## Your instructions
Retype the opening lines of the listing below, ending with the line that contains "f27_525v = [5.21, 5.27, 5.14]", and leave out any pictures.

## Data provided
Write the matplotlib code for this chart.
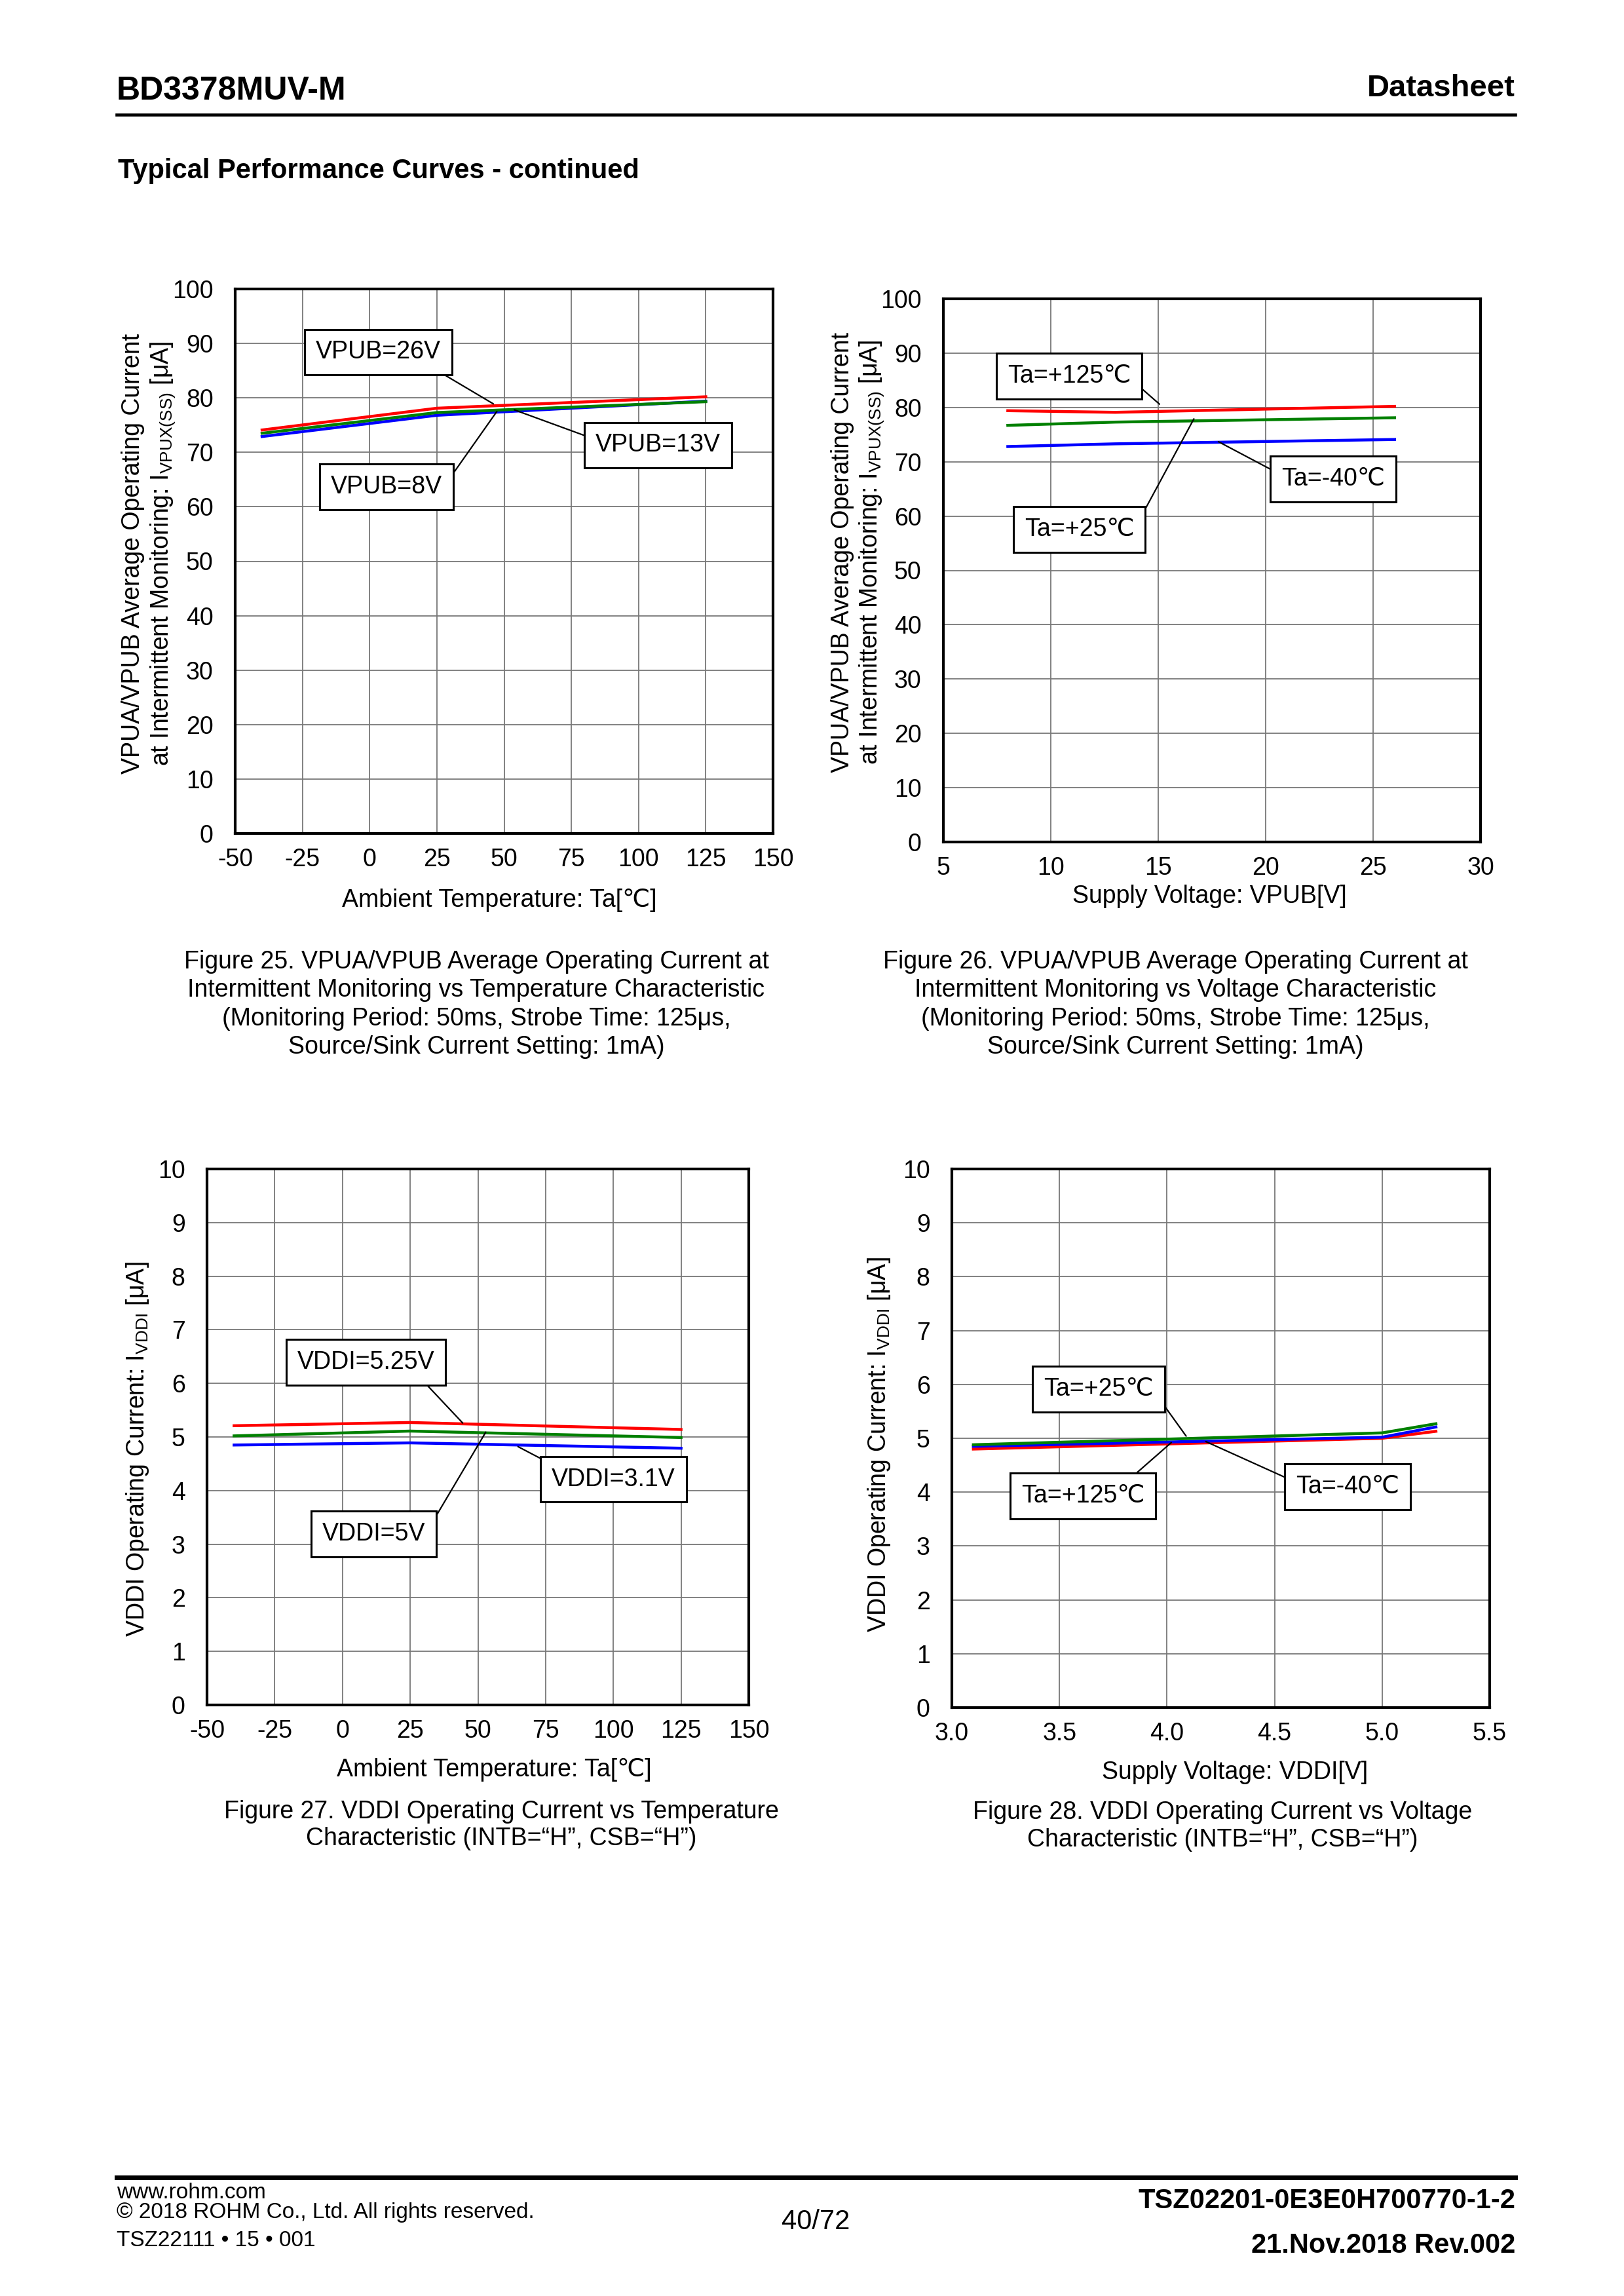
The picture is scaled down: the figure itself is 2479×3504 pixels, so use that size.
import matplotlib
matplotlib.use('Agg')
import matplotlib.pyplot as plt

plt.rcParams['font.family'] = ['Liberation Sans', 'DejaVu Sans']
plt.rcParams['mathtext.fontset'] = 'custom'
plt.rcParams['mathtext.rm'] = 'Liberation Sans'
plt.rcParams['mathtext.it'] = 'Liberation Sans:italic'
plt.rcParams['mathtext.bf'] = 'Liberation Sans:bold'
plt.rcParams['axes.unicode_minus'] = False

W, H = 2479, 3504
FS = 27

# Figure 25: current vs temperature, per VPUB
temp = [-40, 25, 125]
f25_8v = [72.9, 76.8, 79.4]
f25_13v = [73.5, 77.3, 79.3]
f25_26v = [74.1, 78.1, 80.2]

# Figure 26: current vs VPUB, per Ta
vpub = [8, 13, 26]
f26_m40 = [72.8, 73.3, 74.1]
f26_25 = [76.7, 77.3, 78.1]
f26_125 = [79.4, 79.1, 80.2]

# Figure 27: VDDI current vs temperature, per VDDI
f27_31v = [4.85, 4.89, 4.79]
f27_5v = [5.02, 5.11, 4.99]
f27_525v = [5.21, 5.27, 5.14]

# Figure 28: VDDI current vs VDDI, per Ta
vddi = [3.1, 5.0, 5.25]
f28_m40 = [4.85, 5.02, 5.21]
f28_25 = [4.88, 5.10, 5.27]
f28_125 = [4.80, 5.00, 5.13]

temp_ticks = [-50, -25, 0, 25, 50, 75, 100, 125, 150]
vpub_ticks = [5, 10, 15, 20, 25, 30]
vddi_ticks = [3.0, 3.5, 4.0, 4.5, 5.0, 5.5]
ua100_ticks = list(range(0, 101, 10))
ua10_ticks = list(range(0, 11, 1))

# annotations: label, box centre, line start (relative on text), line end
ann25 = [("VPUB=26V", (3.3, 88.4), (0.88, 0.0), (46, 78.9)),
         ("VPUB=13V", (107.3, 71.3), (0.0, 0.74), (53.8, 77.8)),
         ("VPUB=8V", (6.2, 63.7), (1.0, 0.39), (47.3, 77.5))]
ann26 = [("Ta=+125℃", (10.86, 85.75), (1.0, 0.37), (15.06, 80.6)),
         ("Ta=-40℃", (23.15, 66.85), (0.0, 0.66), (17.8, 73.7)),
         ("Ta=+25℃", (11.33, 57.55), (1.0, 0.5), (16.66, 77.9))]
ann27 = [("VDDI=5.25V", (8.6, 6.395), (0.87, 0.0), (44.4, 5.26)),
         ("VDDI=3.1V", (100.05, 4.21), (0.05, 1.0), (64.8, 4.82)),
         ("VDDI=5V", (11.6, 3.19), (1.0, 0.5), (52.9, 5.09))]
ann28 = [("Ta=+25℃", (3.6825, 5.915), (1.0, 0.42), (4.089, 5.04)),
         ("Ta=+125℃", (3.61, 3.93), (0.83, 1.0), (4.02, 4.92)),
         ("Ta=-40℃", (4.84, 4.10), (0.0, 0.69), (4.18, 4.94))]


def fx(px):
    return px / W


def fy(py):
    return 1 - py / H


def make_axes(fig, box, xticks, yticks, xfmt=None):
    x0, y0, x1, y1 = box
    ax = fig.add_axes([x0 / W, 1 - y1 / H, (x1 - x0) / W, (y1 - y0) / H])
    ax.set_xlim(xticks[0], xticks[-1])
    ax.set_ylim(yticks[0], yticks[-1])
    ax.set_xticks(xticks)
    ax.set_yticks(yticks)
    if xfmt:
        ax.set_xticklabels([xfmt % t for t in xticks])
    ax.grid(True, color='#777777', linewidth=1.3)
    ax.set_axisbelow(True)
    for s in ax.spines.values():
        s.set_linewidth(3)
        s.set_color('black')
    ax.tick_params(axis='both', length=0, labelsize=FS)
    ax.tick_params(axis='x', pad=16)
    ax.tick_params(axis='y', pad=24)
    return ax


def annotate(ax, items):
    for label, pos, rel, target in items:
        ax.annotate(label, xy=target, xytext=pos, ha='center', va='center',
                    fontsize=FS,
                    bbox=dict(boxstyle='square,pad=0.45', fc='white',
                              ec='black', lw=2.2),
                    arrowprops=dict(arrowstyle='-', color='black', lw=1.6,
                                    relpos=rel, shrinkA=0, shrinkB=0))


fig = plt.figure(figsize=(W / 100, H / 100), dpi=100)

# page header
fig.text(fx(178), fy(152), "BD3378MUV-M", fontsize=36, fontweight='bold',
         ha='left', va='baseline')
fig.text(fx(2313), fy(147), "Datasheet", fontsize=34, fontweight='bold',
         ha='right', va='baseline')
fig.add_artist(plt.Line2D([fx(178), fx(2313)], [fy(175), fy(175)],
                          color='black', linewidth=3.3))
fig.text(fx(180), fy(272), "Typical Performance Curves - continued",
         fontsize=30, fontweight='bold', ha='left', va='baseline')

# Figure 25
ax1 = make_axes(fig, (359, 441, 1180, 1272), temp_ticks, ua100_ticks)
ax1.plot(temp, f25_8v, color='#0000ff', lw=3.2)
ax1.plot(temp, f25_13v, color='#008000', lw=3.2)
ax1.plot(temp, f25_26v, color='#ff0000', lw=3.2)
annotate(ax1, ann25)
fig.text(fx(762), fy(1374), "Ambient Temperature: Ta[℃]", fontsize=FS,
         ha='center', va='center')
fig.text(fx(203), fy(845), "VPUA/VPUB Average Operating Current",
         fontsize=FS, rotation=90, ha='center', va='center')
fig.text(fx(249), fy(845),
         r"at Intermittent Monitoring: I$_{\mathrm{VPUX(SS)}}$ [μA]",
         fontsize=FS, rotation=90, ha='center', va='center')
cap25 = ["Figure 25. VPUA/VPUB Average Operating Current at",
         "Intermittent Monitoring vs Temperature Characteristic",
         "(Monitoring Period: 50ms, Strobe Time: 125μs,",
         "Source/Sink Current Setting: 1mA)"]
for i, line in enumerate(cap25):
    fig.text(fx(727), fy([1468, 1511, 1555, 1598][i]), line, fontsize=FS,
             ha='center', va='center')

# Figure 26
ax2 = make_axes(fig, (1440, 456, 2260, 1285), vpub_ticks, ua100_ticks)
ax2.plot(vpub, f26_m40, color='#0000ff', lw=3.2)
ax2.plot(vpub, f26_25, color='#008000', lw=3.2)
ax2.plot(vpub, f26_125, color='#ff0000', lw=3.2)
annotate(ax2, ann26)
fig.text(fx(1846), fy(1368), "Supply Voltage: VPUB[V]", fontsize=FS,
         ha='center', va='center')
fig.text(fx(1286), fy(843), "VPUA/VPUB Average Operating Current",
         fontsize=FS, rotation=90, ha='center', va='center')
fig.text(fx(1331), fy(843),
         r"at Intermittent Monitoring: I$_{\mathrm{VPUX(SS)}}$ [μA]",
         fontsize=FS, rotation=90, ha='center', va='center')
cap26 = ["Figure 26. VPUA/VPUB Average Operating Current at",
         "Intermittent Monitoring vs Voltage Characteristic",
         "(Monitoring Period: 50ms, Strobe Time: 125μs,",
         "Source/Sink Current Setting: 1mA)"]
for i, line in enumerate(cap26):
    fig.text(fx(1794), fy([1468, 1511, 1555, 1598][i]), line, fontsize=FS,
             ha='center', va='center')

# Figure 27
ax3 = make_axes(fig, (316, 1784, 1143, 2602), temp_ticks, ua10_ticks)
ax3.plot(temp, f27_31v, color='#0000ff', lw=3.2)
ax3.plot(temp, f27_5v, color='#008000', lw=3.2)
ax3.plot(temp, f27_525v, color='#ff0000', lw=3.2)
annotate(ax3, ann27)
fig.text(fx(754), fy(2701), "Ambient Temperature: Ta[℃]", fontsize=FS,
         ha='center', va='center')
fig.text(fx(210), fy(2212), r"VDDI Operating Current: I$_{\mathrm{VDDI}}$ [μA]",
         fontsize=FS, rotation=90, ha='center', va='center')
cap27 = ["Figure 27. VDDI Operating Current vs Temperature",
         "Characteristic (INTB=“H”, CSB=“H”)"]
for i, line in enumerate(cap27):
    fig.text(fx(765), fy([2765, 2806][i]), line, fontsize=FS,
             ha='center', va='center')

# Figure 28
ax4 = make_axes(fig, (1453, 1784, 2274, 2606), vddi_ticks, ua10_ticks, '%.1f')
ax4.plot(vddi, f28_125, color='#ff0000', lw=3.2)
ax4.plot(vddi, f28_m40, color='#0000ff', lw=3.2)
ax4.plot(vddi, f28_25, color='#008000', lw=3.2)
annotate(ax4, ann28)
fig.text(fx(1885), fy(2705), "Supply Voltage: VDDI[V]", fontsize=FS,
         ha='center', va='center')
fig.text(fx(1342), fy(2205), r"VDDI Operating Current: I$_{\mathrm{VDDI}}$ [μA]",
         fontsize=FS, rotation=90, ha='center', va='center')
cap28 = ["Figure 28. VDDI Operating Current vs Voltage",
         "Characteristic (INTB=“H”, CSB=“H”)"]
for i, line in enumerate(cap28):
    fig.text(fx(1866), fy([2766, 2808][i]), line, fontsize=FS,
             ha='center', va='center')

# page footer
fig.add_artist(plt.Line2D([fx(178), fx(2313)], [fy(3323), fy(3323)],
                          color='black', linewidth=5))
fig.text(fx(178), fy(3355), "www.rohm.com", fontsize=24, ha='left',
         va='baseline')
fig.text(fx(178), fy(3385), "© 2018 ROHM Co., Ltd. All rights reserved.",
         fontsize=24, ha='left', va='baseline')
fig.text(fx(178), fy(3428), "TSZ22111 • 15 • 001", fontsize=24, ha='left',
         va='baseline')
fig.text(fx(1245), fy(3402), "40/72", fontsize=30, ha='center',
         va='baseline')
fig.text(fx(2313), fy(3370), "TSZ02201-0E3E0H700770-1-2", fontsize=30,
         fontweight='bold', ha='right', va='baseline')
fig.text(fx(2313), fy(3438), "21.Nov.2018 Rev.002", fontsize=30,
         fontweight='bold', ha='right', va='baseline')

fig.savefig('out.png', dpi=100, facecolor='white')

## Answer to the exercise
Write the matplotlib code for this chart.
The picture is scaled down: the figure itself is 2479×3504 pixels, so use that size.
import matplotlib
matplotlib.use('Agg')
import matplotlib.pyplot as plt

plt.rcParams['font.family'] = ['Liberation Sans', 'DejaVu Sans']
plt.rcParams['mathtext.fontset'] = 'custom'
plt.rcParams['mathtext.rm'] = 'Liberation Sans'
plt.rcParams['mathtext.it'] = 'Liberation Sans:italic'
plt.rcParams['mathtext.bf'] = 'Liberation Sans:bold'
plt.rcParams['axes.unicode_minus'] = False

W, H = 2479, 3504
FS = 27

# Figure 25: current vs temperature, per VPUB
temp = [-40, 25, 125]
f25_8v = [72.9, 76.8, 79.4]
f25_13v = [73.5, 77.3, 79.3]
f25_26v = [74.1, 78.1, 80.2]

# Figure 26: current vs VPUB, per Ta
vpub = [8, 13, 26]
f26_m40 = [72.8, 73.3, 74.1]
f26_25 = [76.7, 77.3, 78.1]
f26_125 = [79.4, 79.1, 80.2]

# Figure 27: VDDI current vs temperature, per VDDI
f27_31v = [4.85, 4.89, 4.79]
f27_5v = [5.02, 5.11, 4.99]
f27_525v = [5.21, 5.27, 5.14]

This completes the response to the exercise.